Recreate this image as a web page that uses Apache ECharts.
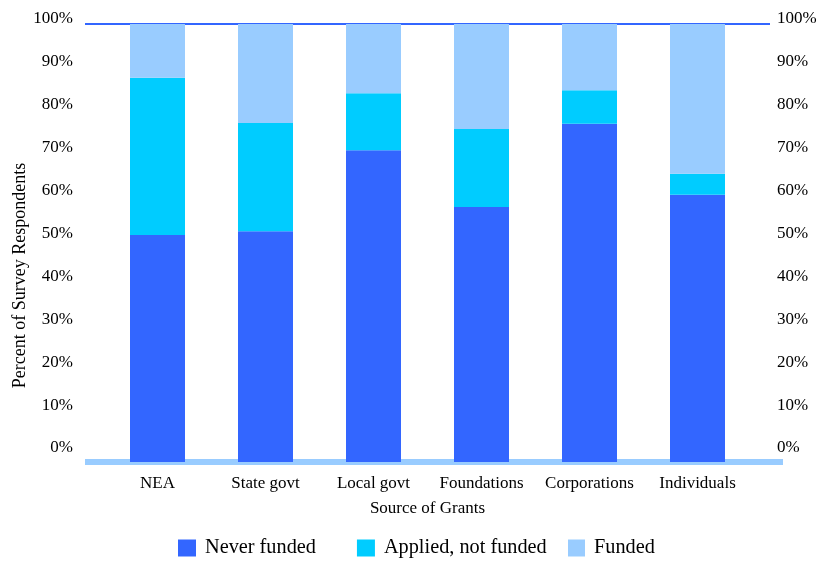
<!DOCTYPE html>
<html><head><meta charset="utf-8">
<script src="https://cdn.jsdelivr.net/npm/echarts@6/dist/echarts.min.js"></script>
<style>html,body{margin:0;padding:0;background:#fff}#c{width:827px;height:562px}</style>
</head><body><div id="c"></div>
<script>
const categories = ['NEA','State govt','Local govt','Foundations','Corporations','Individuals'];
const neverFunded = [51.8, 52.7, 71.2, 58.2, 77.2, 61.0];
const appliedNotFunded = [35.9, 24.7, 13.0, 17.8, 7.7, 4.8];
const funded = [12.3, 22.6, 15.8, 24.0, 15.1, 34.2];
const seriesNames = ['Never funded','Applied, not funded','Funded'];
const yTicks = {min: 0, max: 100, interval: 10};

const font = 'Liberation Serif, Times New Roman, serif';
const chart = echarts.init(document.getElementById('c'), null, {renderer: 'canvas'});
const colors = ['#3366FF', '#00CCFF', '#99CCFF'];
const values = [neverFunded, appliedNotFunded, funded];
const legendText = {fontFamily: font, fontSize: 20.3, color: '#000', padding: [0, 0, 0, 4]};

chart.setOption({
  animation: false,
  textStyle: {fontFamily: font, color: '#000'},
  grid: [
    {left: 103.5, width: 648, top: 24, height: 438},        // bars
    {left: 85, width: 685, top: 24, height: 438},           // top line
    {left: 85, width: 698, top: 24, height: 438},           // floor
    {left: 85, width: 685, top: 19, height: 429},           // tick labels
    {left: 85, width: 685, top: 148, height: 255}           // y title
  ],
  xAxis: [
    {gridIndex: 0, type: 'category', data: categories,
     axisLine: {show: false}, axisTick: {show: false},
     axisLabel: {fontFamily: font, fontSize: 17, color: '#000', margin: 13, interval: 0},
     name: 'Source of Grants', nameLocation: 'middle', nameGap: 38,
     nameTextStyle: {fontFamily: font, fontSize: 17, color: '#000'}},
    {gridIndex: 1, type: 'category', data: [''], position: 'top',
     axisLine: {show: true, onZero: false, lineStyle: {color: '#3366FF', width: 2, cap: 'butt'}},
     axisTick: {show: false}, axisLabel: {show: false}},
    {gridIndex: 2, type: 'category', data: [''], position: 'bottom',
     axisLine: {show: true, onZero: false, lineStyle: {color: '#99CCFF', width: 6, cap: 'butt'}},
     axisTick: {show: false}, axisLabel: {show: false}},
    {gridIndex: 3, type: 'category', data: [], show: false},
    {gridIndex: 4, type: 'category', data: [], show: false}
  ],
  yAxis: [
    {gridIndex: 0, type: 'value', min: yTicks.min, max: yTicks.max,
     axisLabel: {show: false}, axisLine: {show: false}, axisTick: {show: false}, splitLine: {show: false}},
    {gridIndex: 1, type: 'value', min: 0, max: 100, show: false},
    {gridIndex: 2, type: 'value', min: 0, max: 100, show: false},
    {gridIndex: 3, type: 'value', position: 'left', min: yTicks.min, max: yTicks.max, interval: yTicks.interval,
     axisLine: {show: false}, axisTick: {show: false}, splitLine: {show: false},
     axisLabel: {formatter: '{value}%', fontFamily: font, fontSize: 17, color: '#000', margin: 12}},
    {gridIndex: 3, type: 'value', position: 'right', min: yTicks.min, max: yTicks.max, interval: yTicks.interval,
     axisLine: {show: false}, axisTick: {show: false}, splitLine: {show: false},
     axisLabel: {formatter: '{value}%', fontFamily: font, fontSize: 17, color: '#000', margin: 7}},
    {gridIndex: 4, type: 'value', min: 0, max: 100,
     axisLabel: {show: false}, axisLine: {show: false}, axisTick: {show: false}, splitLine: {show: false},
     name: 'Percent of Survey Respondents', nameLocation: 'middle', nameRotate: 90, nameGap: 56,
     nameTextStyle: {fontFamily: font, fontSize: 18, color: '#000'}}
  ],
  legend: [
    {left: 178, top: 538, padding: 0, itemWidth: 18, itemHeight: 17, itemGap: 41, icon: 'rect',
     textStyle: legendText, data: seriesNames.slice(0, 2)},
    {left: 568, top: 538, padding: 0, itemWidth: 17, itemHeight: 17, icon: 'rect',
     textStyle: legendText, data: seriesNames.slice(2)}
  ],
  series: seriesNames.map((n, i) => ({
    name: n, type: 'bar', stack: 'total', xAxisIndex: 0, yAxisIndex: 0,
    data: values[i], barWidth: 55, z: 5,
    itemStyle: {color: colors[i]}
  }))
});
</script></body></html>
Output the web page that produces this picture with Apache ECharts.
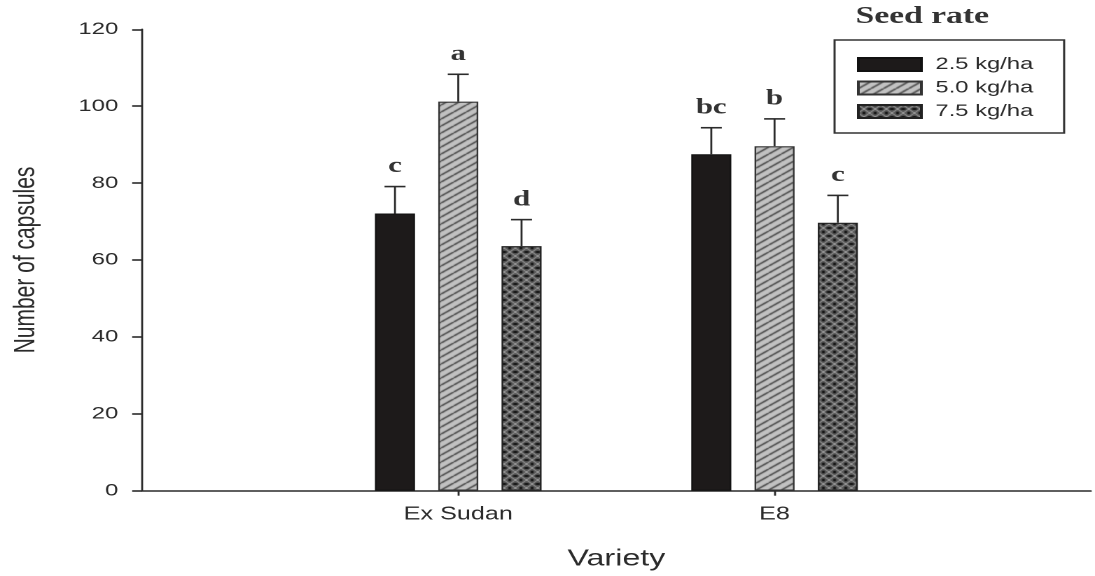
<!DOCTYPE html>
<html><head><meta charset="utf-8">
<script src="https://cdn.jsdelivr.net/npm/echarts@6/dist/echarts.min.js"></script>
<style>
html,body{margin:0;padding:0;background:#fff;overflow:hidden}
#chart{width:782px;height:576px;transform:scaleX(1.40026);transform-origin:0 0;}
</style></head>
<body><div id="chart"></div>
<script>
// ---- data ----
const categories = ['Ex Sudan', 'E8'];
const seriesNames = ['2.5 kg/ha', '5.0 kg/ha', '7.5 kg/ha'];
const rate25 = [72.1, 87.5];
const rate50 = [101.2, 89.6];
const rate75 = [63.6, 69.7];
const err25 = [7.0, 6.9];
const err50 = [7.1, 7.1];
const err75 = [6.9, 7.1];
const letters25 = ['c', 'bc'];
const letters50 = ['a', 'b'];
const letters75 = ['d', 'c'];
const yTicks = [0, 20, 40, 60, 80, 100, 120];

// ---- styling helpers ----
const BAR_W = 28.6, GAP_RATIO = 0.58;
const STEP = BAR_W * (1 + GAP_RATIO);
const INK = '#2b2b2b';

function hatchPattern() {
  const c = document.createElement('canvas');
  c.width = 9; c.height = 7;
  const g = c.getContext('2d');
  g.fillStyle = '#c2c2c2'; g.fillRect(0, 0, 9, 7);
  g.strokeStyle = '#3a3a3a'; g.lineWidth = 1.3;
  for (const dx of [-9, 0, 9]) {
    g.beginPath(); g.moveTo(dx, 7); g.lineTo(dx + 9, 0); g.stroke();
  }
  return { image: c, repeat: 'repeat' };
}
function crossPattern() {
  const c = document.createElement('canvas');
  c.width = 8; c.height = 8;
  const g = c.getContext('2d');
  g.fillStyle = '#575757'; g.fillRect(0, 0, 8, 8);
  g.strokeStyle = '#9a9a9a'; g.lineWidth = 1;
  g.beginPath(); g.moveTo(0, 0); g.lineTo(8, 8); g.stroke();
  g.beginPath(); g.moveTo(8, 0); g.lineTo(0, 8); g.stroke();
  g.fillStyle = '#111';
  g.fillRect(0, 3, 1.6, 2); g.fillRect(6.4, 3, 1.6, 2);
  g.fillRect(3, 0, 2, 1.2); g.fillRect(3, 6.8, 2, 1.2);
  return { image: c, repeat: 'repeat' };
}

const xData = [''].concat(categories, ['']);
const pad = arr => [null].concat(arr, [null]);

const groups = [
  { name: seriesNames[0], vals: rate25, errs: err25, letters: letters25,
    style: { color: '#1d1a1a', borderColor: '#111', borderWidth: 1 } },
  { name: seriesNames[1], vals: rate50, errs: err50, letters: letters50,
    style: { color: hatchPattern(), borderColor: '#333', borderWidth: 1.2 } },
  { name: seriesNames[2], vals: rate75, errs: err75, letters: letters75,
    style: { color: crossPattern(), borderColor: '#222', borderWidth: 1.2 } }
];

const series = [];
groups.forEach((gr, k) => {
  series.push({
    name: gr.name, type: 'bar', barWidth: BAR_W, barGap: (GAP_RATIO * 100) + '%',
    data: pad(gr.vals), itemStyle: gr.style, silent: true
  });
});
groups.forEach((gr, k) => {
  const data = gr.vals.map((v, i) => [i + 1, v, gr.errs[i]]);
  series.push({
    name: 'err' + k, type: 'custom', z: 5, silent: true,
    encode: { x: 0, y: 1 },
    data: data,
    renderItem: function (params, api) {
      const idx = api.value(0), v = api.value(1), e = api.value(2);
      const base = api.coord([idx, v]);
      const top = api.coord([idx, v + e]);
      const x = base[0] + (k - 1) * STEP;
      const halfCap = 7.5;
      return {
        type: 'group',
        children: [
          { type: 'line', shape: { x1: x, y1: base[1], x2: x, y2: top[1] },
            style: { stroke: INK, lineWidth: 1.4 } },
          { type: 'line', shape: { x1: x - halfCap, y1: top[1], x2: x + halfCap, y2: top[1] },
            style: { stroke: INK, lineWidth: 1.6 } },
          { type: 'text', x: x, y: top[1] - 9,
            style: { text: gr.letters[params.dataIndex], fill: '#333',
              font: 'bold 22px "Liberation Serif", serif',
              textAlign: 'center', textVerticalAlign: 'bottom' } }
        ]
      };
    }
  });
});

const chart = echarts.init(document.getElementById('chart'), null, { devicePixelRatio: 2 });
chart.setOption({
  animation: false,
  backgroundColor: '#fff',
  textStyle: { fontFamily: '"Liberation Sans", Arial, sans-serif' },
  grid: { left: 101.4, right: 1, top: 29.3, bottom: 85.3, containLabel: false },
  legend: {
    data: seriesNames, orient: 'vertical', left: 596, top: 40,
    icon: 'rect', itemWidth: 45, itemHeight: 13, itemGap: 6.5,
    padding: [16, 22, 13, 16], borderColor: '#333', borderWidth: 1.5,
    selectedMode: false,
    textStyle: { fontSize: 17, color: INK, lineHeight: 13, padding: [0, 0, 0, 5],
      fontFamily: '"Liberation Sans", Arial, sans-serif' }
  },
  graphic: [{
    type: 'text', left: 611, top: 5,
    style: { text: 'Seed rate', font: 'bold 24px "Liberation Serif", serif', fill: '#333' }
  }],
  xAxis: {
    type: 'category', data: xData, boundaryGap: false,
    name: 'Variety', nameLocation: 'middle', nameGap: 57,
    nameTextStyle: { fontSize: 23, color: INK },
    axisLine: { lineStyle: { color: INK, width: 1.6 } },
    axisTick: { show: true, length: 5, interval: (i, v) => v !== '',
      lineStyle: { color: INK, width: 1.4 } },
    axisLabel: { fontSize: 18, color: INK, margin: 15, interval: 0 },
    splitLine: { show: false }
  },
  yAxis: {
    type: 'value', min: yTicks[0], max: yTicks[yTicks.length - 1], interval: 20,
    name: 'Number of capsules', nameLocation: 'middle', nameGap: 72,
    nameTextStyle: { fontSize: 21, color: INK },
    axisLine: { show: true, lineStyle: { color: INK, width: 1.4 } },
    axisTick: { show: true, length: 7, lineStyle: { color: INK, width: 1.6 } },
    axisLabel: { fontSize: 17, color: INK, margin: 17 },
    splitLine: { show: false }
  },
  series: series
});
</script>
</body></html>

• **TASK OBJECTIVE**: Reproduce the lines above starting at the one with "Output the web" and ending at the one with "const INK = '#2b2b2b';", both included, exactly and with no pictures.

• **TASK OUTPUT**:
Output the web page that produces this picture with Apache ECharts.
<!DOCTYPE html>
<html><head><meta charset="utf-8">
<script src="https://cdn.jsdelivr.net/npm/echarts@6/dist/echarts.min.js"></script>
<style>
html,body{margin:0;padding:0;background:#fff;overflow:hidden}
#chart{width:782px;height:576px;transform:scaleX(1.40026);transform-origin:0 0;}
</style></head>
<body><div id="chart"></div>
<script>
// ---- data ----
const categories = ['Ex Sudan', 'E8'];
const seriesNames = ['2.5 kg/ha', '5.0 kg/ha', '7.5 kg/ha'];
const rate25 = [72.1, 87.5];
const rate50 = [101.2, 89.6];
const rate75 = [63.6, 69.7];
const err25 = [7.0, 6.9];
const err50 = [7.1, 7.1];
const err75 = [6.9, 7.1];
const letters25 = ['c', 'bc'];
const letters50 = ['a', 'b'];
const letters75 = ['d', 'c'];
const yTicks = [0, 20, 40, 60, 80, 100, 120];

// ---- styling helpers ----
const BAR_W = 28.6, GAP_RATIO = 0.58;
const STEP = BAR_W * (1 + GAP_RATIO);
const INK = '#2b2b2b';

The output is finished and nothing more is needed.